Almond crust (optional):

½ cup roughly chopped sliced lightly toasted almonds

Directions:

In a 2-quart saucepan over medium to low heat, bring cherries, raw sugar, and lemon juice to a simmer. Cook for about 25 minutes until cherries have broken down and released their juices. When they’ve reached the correct consistency, stir in the almond extract. Lastly scoop about a ¼ cup of juice from pot into a small dish. Whisk the starch into this juice and once combined quickly add back to the cherry pot. Stir well to incorporate. Once the juice has thickened into a syrup, remove from heat and let cool.

Once cooled, blitz briefly in a food processor or blender until mostly but not fully pureed. A few chunks of cherry are welcomed.

While the compote is cooling, get the yogurt base ready. In a large bowl, whisk yogurt, milk, honey and almond extract until smooth. Keep chilled until compote is cooled.

To assemble pops: pour about an inch of yogurt base into each of six pop molds. Next layer in one heaping tablespoon of cherry compote into each. Finish each with another layer of yogurt base, leaving about ¼ inch at the top of each mold to accommodate for expansion. Next take a popsicle stick and artfully drag the cherry compote through the yogurt mix of each popsicle mold.

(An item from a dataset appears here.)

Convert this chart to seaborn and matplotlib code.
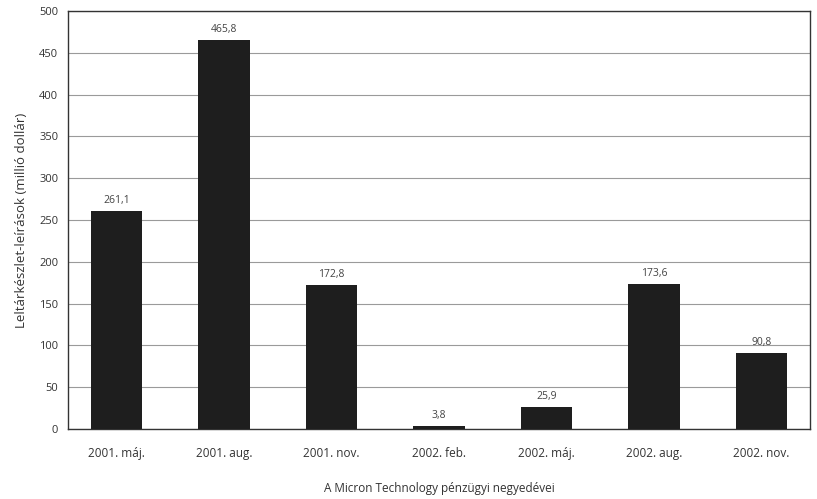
import matplotlib
matplotlib.use("Agg")
import matplotlib.pyplot as plt
import seaborn as sns
import pandas as pd

quarters = ["2001. máj.", "2001. aug.", "2001. nov.", "2002. feb.",
            "2002. máj.", "2002. aug.", "2002. nov."]
writedowns = [261.1, 465.8, 172.8, 3.8, 25.9, 173.6, 90.8]
value_labels = ["261,1", "465,8", "172,8", "3,8", "25,9", "173,6", "90,8"]
y_ticks = [0, 50, 100, 150, 200, 250, 300, 350, 400, 450, 500]

df = pd.DataFrame({"negyedev": quarters, "ertek": writedowns})

sns.set_theme(style="white")
plt.rcParams["font.family"] = ["Open Sans", "DejaVu Sans"]

fig = plt.figure(figsize=(8.17, 4.99), dpi=100)
ax = fig.add_axes([0.0832, 0.1403, 0.9082, 0.8377])

sns.barplot(data=df, x="negyedev", y="ertek", color="#1e1e1e",
            width=0.48, saturation=1, linewidth=0, ax=ax, zorder=3)

ax.set_ylim(0, 500)
ax.set_yticks(y_ticks)
ax.set_yticklabels([str(t) for t in y_ticks], fontsize=8, color="#333333")
ax.yaxis.grid(True, color="#9a9a9a", linewidth=0.8, zorder=0)
ax.set_axisbelow(True)

# category boundary ticks on the x axis
ax.set_xticks(range(len(quarters)))
ax.set_xticklabels(quarters, fontsize=8.5, color="#333333")
ax.tick_params(axis="x", length=0, pad=13)
ax.set_xticks([i + 0.5 for i in range(-1, len(quarters))], minor=True)
ax.tick_params(axis="x", which="minor", length=3, color="#555555", direction="out")
ax.tick_params(axis="y", length=3, color="#555555", direction="out", pad=4)
ax.set_xlim(-0.45, len(quarters) - 0.55)

for spine in ax.spines.values():
    spine.set_visible(True)
    spine.set_color("#333333")
    spine.set_linewidth(1.0)

for i, (v, lab) in enumerate(zip(writedowns, value_labels)):
    ax.text(i, v + 6, lab, ha="center", va="bottom", fontsize=7.5, color="#444444")

ax.set_ylabel("Leltárkészlet-leírások (millió dollár)", fontsize=9.5,
              color="#333333", labelpad=8)
ax.set_xlabel("A Micron Technology pénzügyi negyedévei", fontsize=8.5,
              color="#333333", labelpad=16)

fig.savefig("out.png", dpi=100, facecolor="white")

You should be able to create some pretty swirl action for each pop.

Get your popsicle mold ready for the freezer by placing on covers, adding popsicle sticks, etc.
 

Freeze for 4 to 5 hours or until fully frozen. Run under warm water to loosen.

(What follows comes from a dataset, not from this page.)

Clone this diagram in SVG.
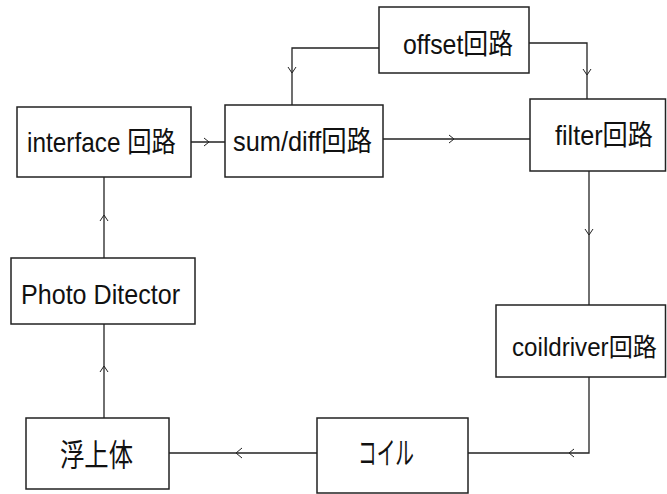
<svg xmlns="http://www.w3.org/2000/svg" width="667" height="494" viewBox="0 0 667 494">
<style>
.box{fill:#fff;stroke:#222;stroke-width:1.5}
.lbl{font-family:"Liberation Sans","Noto Sans CJK JP",sans-serif;font-size:28px;fill:#111;dominant-baseline:central}
.jp{font-size:31px}
.sm{font-size:25.5px}
.ln{fill:none;stroke:#222;stroke-width:1.3}
.hd{fill:none;stroke:#222;stroke-width:1}
</style>
<rect width="667" height="494" fill="#fff"/>
<g id="connectors">
<path class="ln" d="M191 142H225"/><path class="hd" d="M204 138L209 142L204 146"/>
<path class="ln" d="M292 105V48H379"/><path class="hd" d="M288 67L292 73L296 67"/>
<path class="ln" d="M529 43H587V99"/><path class="hd" d="M583 69L587 75L591 69"/>
<path class="ln" d="M383 139H530"/><path class="hd" d="M449 135L454 139L449 143"/>
<path class="ln" d="M589 171V305"/><path class="hd" d="M585 229L589 235L593 229"/>
<path class="ln" d="M589 377V453H468"/><path class="hd" d="M574 449L569 453L574 457"/>
<path class="ln" d="M317 453H169"/><path class="hd" d="M242 448L236 453L242 458"/>
<path class="ln" d="M104 418V324"/><path class="hd" d="M100 372L104 366L108 372"/>
<path class="ln" d="M104 258V177"/><path class="hd" d="M100 221L104 215L108 221"/>
</g>
<g id="interface"><rect class="box" x="17" y="107" width="174" height="70"/><text class="lbl" x="27" y="142" textLength="149" lengthAdjust="spacingAndGlyphs">interface 回路</text></g>
<g id="sumdiff"><rect class="box" x="225" y="105" width="158" height="72"/><text class="lbl" x="233" y="141" textLength="139" lengthAdjust="spacingAndGlyphs">sum/diff回路</text></g>
<g id="offset"><rect class="box" x="379" y="7" width="150" height="66"/><text class="lbl" x="403" y="44" textLength="110" lengthAdjust="spacingAndGlyphs">offset回路</text></g>
<g id="filter"><rect class="box" x="530" y="99" width="135.5" height="72"/><text class="lbl" x="555" y="135" textLength="98" lengthAdjust="spacingAndGlyphs">filter回路</text></g>
<g id="coildriver"><rect class="box" x="496" y="305" width="169.5" height="72"/><text class="lbl sm" x="512" y="347" textLength="145" lengthAdjust="spacingAndGlyphs">coildriver回路</text></g>
<g id="coil"><rect class="box" x="317" y="418" width="151" height="75"/><text class="lbl jp" x="358" y="453" textLength="56" lengthAdjust="spacingAndGlyphs">コイル</text></g>
<g id="floater"><rect class="box" x="26" y="418" width="143" height="71"/><text class="lbl jp" x="60" y="455" textLength="73" lengthAdjust="spacingAndGlyphs">浮上体</text></g>
<g id="photo"><rect class="box" x="11" y="258" width="184" height="66"/><text class="lbl" x="21" y="294" textLength="159" lengthAdjust="spacingAndGlyphs">Photo Ditector</text></g>
</svg>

If desired, let the pops begin to melt just slightly, and then roll in chopped almond slices to coat. Enjoy right away or return to freezer to be enjoyed at a later time.

Note: You will have compote leftover. I promise that having left over cherry compote is not a problem. I’ve been swirling it into plain yogurt for a sweet snack. Swiped on some toast, waffles, or pancakes would be great. I have no doubt that spooning it over vanilla ice cream would be divine. This cake would welcome the addition.

Makes six 8-ounce popsicles.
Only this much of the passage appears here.